→ **Exercise**
Reproduce exactly the opening lines of the listing, stopping after the line that contains "d3.select('#chart').attr('width', width).attr('height', height)" and including it.

→ **Dataset**

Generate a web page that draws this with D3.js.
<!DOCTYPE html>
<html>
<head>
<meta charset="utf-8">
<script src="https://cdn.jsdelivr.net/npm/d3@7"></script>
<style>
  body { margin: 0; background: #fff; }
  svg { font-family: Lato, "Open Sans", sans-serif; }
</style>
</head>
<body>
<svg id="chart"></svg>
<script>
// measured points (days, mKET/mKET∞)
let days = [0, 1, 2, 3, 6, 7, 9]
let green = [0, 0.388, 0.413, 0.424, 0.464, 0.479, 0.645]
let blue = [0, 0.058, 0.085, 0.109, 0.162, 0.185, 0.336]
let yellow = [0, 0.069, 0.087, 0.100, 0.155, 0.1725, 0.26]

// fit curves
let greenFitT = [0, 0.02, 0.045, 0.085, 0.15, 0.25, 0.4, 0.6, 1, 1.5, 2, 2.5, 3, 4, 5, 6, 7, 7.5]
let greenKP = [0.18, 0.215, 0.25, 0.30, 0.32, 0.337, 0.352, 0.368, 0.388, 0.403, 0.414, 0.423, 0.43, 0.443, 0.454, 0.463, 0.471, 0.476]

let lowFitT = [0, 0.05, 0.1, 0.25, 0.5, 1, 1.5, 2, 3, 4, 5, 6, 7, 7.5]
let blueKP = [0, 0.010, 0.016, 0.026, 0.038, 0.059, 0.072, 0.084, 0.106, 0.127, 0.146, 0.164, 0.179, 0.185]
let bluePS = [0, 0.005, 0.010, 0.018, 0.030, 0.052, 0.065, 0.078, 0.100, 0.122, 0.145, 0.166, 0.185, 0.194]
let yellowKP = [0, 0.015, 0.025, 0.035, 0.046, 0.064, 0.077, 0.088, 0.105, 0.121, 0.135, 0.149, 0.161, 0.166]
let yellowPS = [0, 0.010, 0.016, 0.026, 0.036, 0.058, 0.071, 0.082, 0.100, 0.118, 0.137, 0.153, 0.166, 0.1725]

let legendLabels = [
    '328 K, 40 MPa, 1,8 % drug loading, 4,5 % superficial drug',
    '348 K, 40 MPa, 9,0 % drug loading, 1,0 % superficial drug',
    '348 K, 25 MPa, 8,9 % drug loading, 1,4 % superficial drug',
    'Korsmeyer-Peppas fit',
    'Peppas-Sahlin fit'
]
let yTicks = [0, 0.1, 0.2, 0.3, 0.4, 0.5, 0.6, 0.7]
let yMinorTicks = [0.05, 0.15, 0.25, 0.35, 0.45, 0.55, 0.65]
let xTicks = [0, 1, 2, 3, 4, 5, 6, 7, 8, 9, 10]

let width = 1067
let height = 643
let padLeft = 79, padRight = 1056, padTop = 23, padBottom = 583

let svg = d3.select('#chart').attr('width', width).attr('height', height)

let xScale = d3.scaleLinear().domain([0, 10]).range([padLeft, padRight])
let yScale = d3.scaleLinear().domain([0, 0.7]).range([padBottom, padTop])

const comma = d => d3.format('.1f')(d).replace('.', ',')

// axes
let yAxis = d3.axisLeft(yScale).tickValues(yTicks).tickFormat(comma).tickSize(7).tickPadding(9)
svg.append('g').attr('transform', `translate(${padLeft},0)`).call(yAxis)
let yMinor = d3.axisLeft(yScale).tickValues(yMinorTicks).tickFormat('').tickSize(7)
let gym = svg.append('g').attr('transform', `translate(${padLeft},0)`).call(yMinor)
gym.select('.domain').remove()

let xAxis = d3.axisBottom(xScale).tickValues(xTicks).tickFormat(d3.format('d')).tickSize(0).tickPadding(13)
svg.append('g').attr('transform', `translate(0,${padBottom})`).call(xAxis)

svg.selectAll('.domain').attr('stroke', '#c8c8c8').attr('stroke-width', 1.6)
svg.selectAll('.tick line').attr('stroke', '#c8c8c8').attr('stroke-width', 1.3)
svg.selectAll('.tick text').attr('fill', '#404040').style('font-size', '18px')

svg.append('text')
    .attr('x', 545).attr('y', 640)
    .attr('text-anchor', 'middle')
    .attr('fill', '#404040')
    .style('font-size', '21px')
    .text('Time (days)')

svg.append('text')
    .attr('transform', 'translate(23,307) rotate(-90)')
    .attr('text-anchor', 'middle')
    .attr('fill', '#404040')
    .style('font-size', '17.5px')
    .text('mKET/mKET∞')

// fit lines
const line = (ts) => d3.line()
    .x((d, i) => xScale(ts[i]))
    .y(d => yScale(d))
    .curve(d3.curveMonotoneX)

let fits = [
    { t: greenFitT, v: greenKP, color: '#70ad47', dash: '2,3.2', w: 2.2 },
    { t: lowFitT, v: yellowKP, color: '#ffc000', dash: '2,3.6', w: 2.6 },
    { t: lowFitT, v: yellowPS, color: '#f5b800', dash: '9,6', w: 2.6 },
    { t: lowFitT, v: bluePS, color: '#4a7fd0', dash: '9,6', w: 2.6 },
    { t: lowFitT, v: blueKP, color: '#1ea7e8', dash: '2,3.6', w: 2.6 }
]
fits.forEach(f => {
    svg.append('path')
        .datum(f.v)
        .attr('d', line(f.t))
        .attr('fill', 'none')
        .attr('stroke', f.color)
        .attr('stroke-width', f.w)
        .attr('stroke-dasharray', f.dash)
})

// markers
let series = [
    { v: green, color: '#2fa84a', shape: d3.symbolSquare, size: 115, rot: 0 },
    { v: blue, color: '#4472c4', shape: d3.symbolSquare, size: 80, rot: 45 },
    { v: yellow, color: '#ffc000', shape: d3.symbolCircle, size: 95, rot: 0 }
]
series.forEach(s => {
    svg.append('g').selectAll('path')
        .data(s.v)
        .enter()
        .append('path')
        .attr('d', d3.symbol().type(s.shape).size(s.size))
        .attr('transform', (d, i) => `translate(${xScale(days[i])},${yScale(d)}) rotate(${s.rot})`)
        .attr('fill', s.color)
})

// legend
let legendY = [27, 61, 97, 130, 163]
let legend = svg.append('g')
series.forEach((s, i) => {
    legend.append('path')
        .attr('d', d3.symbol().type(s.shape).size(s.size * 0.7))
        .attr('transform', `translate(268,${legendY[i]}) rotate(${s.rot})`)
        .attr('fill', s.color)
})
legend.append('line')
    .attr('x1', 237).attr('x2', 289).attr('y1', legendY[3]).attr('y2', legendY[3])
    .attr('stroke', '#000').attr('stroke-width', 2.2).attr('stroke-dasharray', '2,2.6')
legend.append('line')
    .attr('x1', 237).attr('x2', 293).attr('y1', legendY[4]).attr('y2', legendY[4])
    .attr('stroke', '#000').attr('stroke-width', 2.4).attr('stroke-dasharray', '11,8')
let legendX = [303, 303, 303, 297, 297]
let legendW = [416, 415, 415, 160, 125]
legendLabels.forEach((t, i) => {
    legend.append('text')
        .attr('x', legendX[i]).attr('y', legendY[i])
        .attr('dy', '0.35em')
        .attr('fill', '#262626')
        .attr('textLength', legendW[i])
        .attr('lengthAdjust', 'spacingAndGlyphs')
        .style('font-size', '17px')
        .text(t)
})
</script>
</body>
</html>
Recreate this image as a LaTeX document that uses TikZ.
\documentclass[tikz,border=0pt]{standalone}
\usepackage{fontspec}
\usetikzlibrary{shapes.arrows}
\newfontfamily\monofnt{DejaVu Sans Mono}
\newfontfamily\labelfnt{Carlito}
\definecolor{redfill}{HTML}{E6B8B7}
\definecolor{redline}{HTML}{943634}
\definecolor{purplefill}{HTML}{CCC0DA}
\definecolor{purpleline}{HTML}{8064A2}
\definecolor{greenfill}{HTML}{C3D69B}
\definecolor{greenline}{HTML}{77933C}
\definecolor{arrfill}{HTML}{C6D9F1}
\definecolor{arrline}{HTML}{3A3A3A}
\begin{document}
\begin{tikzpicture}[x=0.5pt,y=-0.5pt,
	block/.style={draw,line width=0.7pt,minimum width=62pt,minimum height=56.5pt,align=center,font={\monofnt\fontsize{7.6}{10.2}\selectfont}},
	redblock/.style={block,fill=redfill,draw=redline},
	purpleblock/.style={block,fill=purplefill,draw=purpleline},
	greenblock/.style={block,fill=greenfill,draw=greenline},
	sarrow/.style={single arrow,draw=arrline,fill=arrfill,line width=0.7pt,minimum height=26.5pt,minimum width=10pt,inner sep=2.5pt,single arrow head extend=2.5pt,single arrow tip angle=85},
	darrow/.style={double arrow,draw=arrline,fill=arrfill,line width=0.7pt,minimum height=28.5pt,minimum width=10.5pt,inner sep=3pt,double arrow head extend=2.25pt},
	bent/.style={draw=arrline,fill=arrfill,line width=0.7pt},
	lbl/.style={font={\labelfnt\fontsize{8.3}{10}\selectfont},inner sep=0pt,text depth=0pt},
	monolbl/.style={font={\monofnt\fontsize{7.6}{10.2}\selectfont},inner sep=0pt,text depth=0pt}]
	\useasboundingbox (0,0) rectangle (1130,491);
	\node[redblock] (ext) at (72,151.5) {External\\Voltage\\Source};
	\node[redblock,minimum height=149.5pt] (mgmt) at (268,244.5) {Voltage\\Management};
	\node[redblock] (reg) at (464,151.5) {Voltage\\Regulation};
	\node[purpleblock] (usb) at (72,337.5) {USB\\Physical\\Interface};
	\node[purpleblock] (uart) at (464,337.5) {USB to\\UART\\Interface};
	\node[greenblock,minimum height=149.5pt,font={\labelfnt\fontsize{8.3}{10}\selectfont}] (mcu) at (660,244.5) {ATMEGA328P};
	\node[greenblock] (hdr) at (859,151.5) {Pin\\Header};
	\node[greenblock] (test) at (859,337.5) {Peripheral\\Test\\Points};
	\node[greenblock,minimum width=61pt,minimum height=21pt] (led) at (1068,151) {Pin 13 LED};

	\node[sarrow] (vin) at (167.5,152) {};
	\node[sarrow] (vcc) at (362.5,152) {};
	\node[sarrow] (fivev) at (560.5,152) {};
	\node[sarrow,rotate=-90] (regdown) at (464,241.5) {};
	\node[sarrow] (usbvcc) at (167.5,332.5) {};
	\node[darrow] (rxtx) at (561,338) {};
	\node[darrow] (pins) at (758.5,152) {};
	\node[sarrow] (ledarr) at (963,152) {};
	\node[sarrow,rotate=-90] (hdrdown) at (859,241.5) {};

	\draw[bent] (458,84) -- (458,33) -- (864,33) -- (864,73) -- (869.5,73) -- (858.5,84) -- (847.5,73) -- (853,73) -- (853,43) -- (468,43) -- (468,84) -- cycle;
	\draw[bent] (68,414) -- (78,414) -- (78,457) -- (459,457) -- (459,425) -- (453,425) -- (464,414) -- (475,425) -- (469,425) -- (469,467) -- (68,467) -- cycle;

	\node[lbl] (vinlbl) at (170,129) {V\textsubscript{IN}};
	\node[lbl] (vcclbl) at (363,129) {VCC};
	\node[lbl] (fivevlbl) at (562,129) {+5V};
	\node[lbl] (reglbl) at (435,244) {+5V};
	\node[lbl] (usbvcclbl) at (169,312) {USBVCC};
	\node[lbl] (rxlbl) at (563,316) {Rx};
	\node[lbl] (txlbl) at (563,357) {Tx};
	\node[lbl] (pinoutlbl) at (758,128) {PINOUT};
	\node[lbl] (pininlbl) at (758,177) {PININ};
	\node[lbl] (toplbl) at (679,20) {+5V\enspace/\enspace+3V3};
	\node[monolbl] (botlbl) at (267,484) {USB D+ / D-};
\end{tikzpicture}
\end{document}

→ **Correct output**
Generate a web page that draws this with D3.js.
<!DOCTYPE html>
<html>
<head>
<meta charset="utf-8">
<script src="https://cdn.jsdelivr.net/npm/d3@7"></script>
<style>
  body { margin: 0; background: #fff; }
  svg { font-family: Lato, "Open Sans", sans-serif; }
</style>
</head>
<body>
<svg id="chart"></svg>
<script>
// measured points (days, mKET/mKET∞)
let days = [0, 1, 2, 3, 6, 7, 9]
let green = [0, 0.388, 0.413, 0.424, 0.464, 0.479, 0.645]
let blue = [0, 0.058, 0.085, 0.109, 0.162, 0.185, 0.336]
let yellow = [0, 0.069, 0.087, 0.100, 0.155, 0.1725, 0.26]

// fit curves
let greenFitT = [0, 0.02, 0.045, 0.085, 0.15, 0.25, 0.4, 0.6, 1, 1.5, 2, 2.5, 3, 4, 5, 6, 7, 7.5]
let greenKP = [0.18, 0.215, 0.25, 0.30, 0.32, 0.337, 0.352, 0.368, 0.388, 0.403, 0.414, 0.423, 0.43, 0.443, 0.454, 0.463, 0.471, 0.476]

let lowFitT = [0, 0.05, 0.1, 0.25, 0.5, 1, 1.5, 2, 3, 4, 5, 6, 7, 7.5]
let blueKP = [0, 0.010, 0.016, 0.026, 0.038, 0.059, 0.072, 0.084, 0.106, 0.127, 0.146, 0.164, 0.179, 0.185]
let bluePS = [0, 0.005, 0.010, 0.018, 0.030, 0.052, 0.065, 0.078, 0.100, 0.122, 0.145, 0.166, 0.185, 0.194]
let yellowKP = [0, 0.015, 0.025, 0.035, 0.046, 0.064, 0.077, 0.088, 0.105, 0.121, 0.135, 0.149, 0.161, 0.166]
let yellowPS = [0, 0.010, 0.016, 0.026, 0.036, 0.058, 0.071, 0.082, 0.100, 0.118, 0.137, 0.153, 0.166, 0.1725]

let legendLabels = [
    '328 K, 40 MPa, 1,8 % drug loading, 4,5 % superficial drug',
    '348 K, 40 MPa, 9,0 % drug loading, 1,0 % superficial drug',
    '348 K, 25 MPa, 8,9 % drug loading, 1,4 % superficial drug',
    'Korsmeyer-Peppas fit',
    'Peppas-Sahlin fit'
]
let yTicks = [0, 0.1, 0.2, 0.3, 0.4, 0.5, 0.6, 0.7]
let yMinorTicks = [0.05, 0.15, 0.25, 0.35, 0.45, 0.55, 0.65]
let xTicks = [0, 1, 2, 3, 4, 5, 6, 7, 8, 9, 10]

let width = 1067
let height = 643
let padLeft = 79, padRight = 1056, padTop = 23, padBottom = 583

let svg = d3.select('#chart').attr('width', width).attr('height', height)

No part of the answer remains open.